Le bouddhisme insiste sur l’introspection comme étape nécessaire à la construction de soi. Observer son ego, exprimer son ego, c’est comprendre son ego pour s’en libérer progressivement, selon le principe plus général selon lequel « comprendre quelque chose, c’est en être libéré ». Quand on comprend quelque chose sur soi-même (par exemple en faisant passer quelque chose de son inconscient à son conscient), on le digère, et ce quelque chose disparaît. (Néanmoins, le bouddhisme n’est pas une étude de l’ego. Cette étude constitue une étape mais pas une fin.)
Si nous désirons obtenir un changement dans notre existence, il est nécessaire d’intégrer ce changement à une construction de soi. Les recettes, les méthodes, les apprentissages ne servent à rien s’ils ne sont pas accompagnés d’une éthique de vie. Il ne suffit pas, par exemple, de pratiquer l’auto-persuasion : se dire que tout va bien n’a aucun effet positif en face d’un problème ou d’un danger ; se dire que tout ira bien dans l’avenir n’a aucune incidence sur l’avenir, et peut masquer les plus élémentaires des précautions à prendre.

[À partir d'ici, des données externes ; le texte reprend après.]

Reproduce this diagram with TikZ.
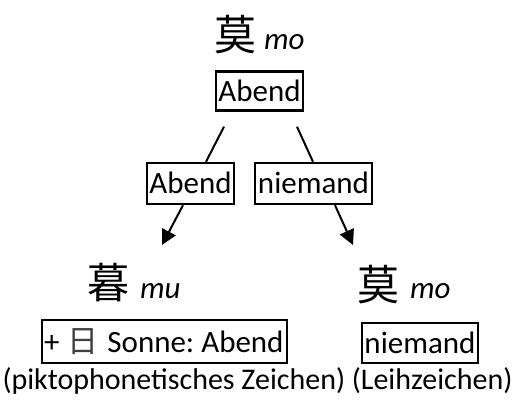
\documentclass[tikz,border=0pt]{standalone}
\usepackage{fontspec}
\setmainfont{Carlito}
\newfontfamily\cjk{Noto Sans CJK SC}
\usetikzlibrary{arrows.meta}
\frenchspacing
\begin{document}
\begin{tikzpicture}[x=1pt,y=-1pt,
  every node/.style={inner sep=0pt,font=\fontsize{31}{36}\selectfont},
  hanzi/.style={font=\fontsize{42}{46}\selectfont\cjk},
  pinyin/.style={anchor=base west,font=\fontsize{31}{36}\selectfont\itshape},
  meaning/.style={draw,line width=2.4pt,minimum height=#1,text depth=0.25ex},
  branch/.style={line width=2pt},
  pointer/.style={line width=2pt,-{Triangle[length=15pt,width=15pt]}}]
\useasboundingbox (0,0) rectangle (515,403);

% source character
\node[hanzi] (src) at (235,35) {莫};
\node[pinyin] (srcpy) at (264,50) {mo};
\node[meaning=39pt,minimum width=87pt] (srcbox) at (259.5,91) {Abend};

% the two meanings
\node[meaning=41pt,minimum width=87pt] (ab) at (190.5,183.5) {Abend};
\node[meaning=41pt,minimum width=117pt] (nm) at (313.5,183.5) {niemand};

\draw[branch] ([xshift=-35.5pt,yshift=-15pt]srcbox.south) -- ([xshift=15.5pt]ab.north);
\draw[branch] ([xshift=37.5pt,yshift=-15pt]srcbox.south) -- ([xshift=-0.5pt]nm.north);

% derived characters
\node[hanzi] (mu) at (108,283) {暮};
\node[pinyin] (mupy) at (140,299) {mu};
\node[hanzi] (mo) at (378,285) {莫};
\node[pinyin] (mopy) at (410,299) {mo};

\coordinate (tipL) at (162,245);
\coordinate (tipR) at (353,245);
\draw[pointer] ([xshift=-7.5pt]ab.south) -- (tipL);
\draw[pointer] ([xshift=21.5pt]nm.south) -- (tipR);

\node[meaning=43pt,minimum width=245pt] (mubox) at (164.5,341.5)
  {\makebox[241pt][l]{+\hspace{8.5pt}{\cjk\color{black!75}日}\hspace{8.5pt}Sonne: Abend}};
\node[meaning=40pt,minimum width=116pt] (mobox) at (420,343) {niemand};

\node[font=\fontsize{30}{36}\selectfont] (kinds) at (257.5,381) {(piktophonetisches Zeichen) (Leihzeichen)};
\end{tikzpicture}
\end{document}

Tout changement commence par un changement de la manière de voir le monde. Cette semaine intègre quelques éléments permettant d’appliquer l’idée paradoxale d’invention de la réalité, le fait qu’il n’y a pas de réalité autre que subjective. Elle nous montre qu’on peut apprendre à devenir indépendant des circonstances, par exemple en apprenant à se détacher du temps qu’il fait. Elle intègre ensuite quelques notions de construction de soi-même : se dégager des idées reçues, constituer ses objectifs, faire passer les connaissances de l’inconscient au conscient.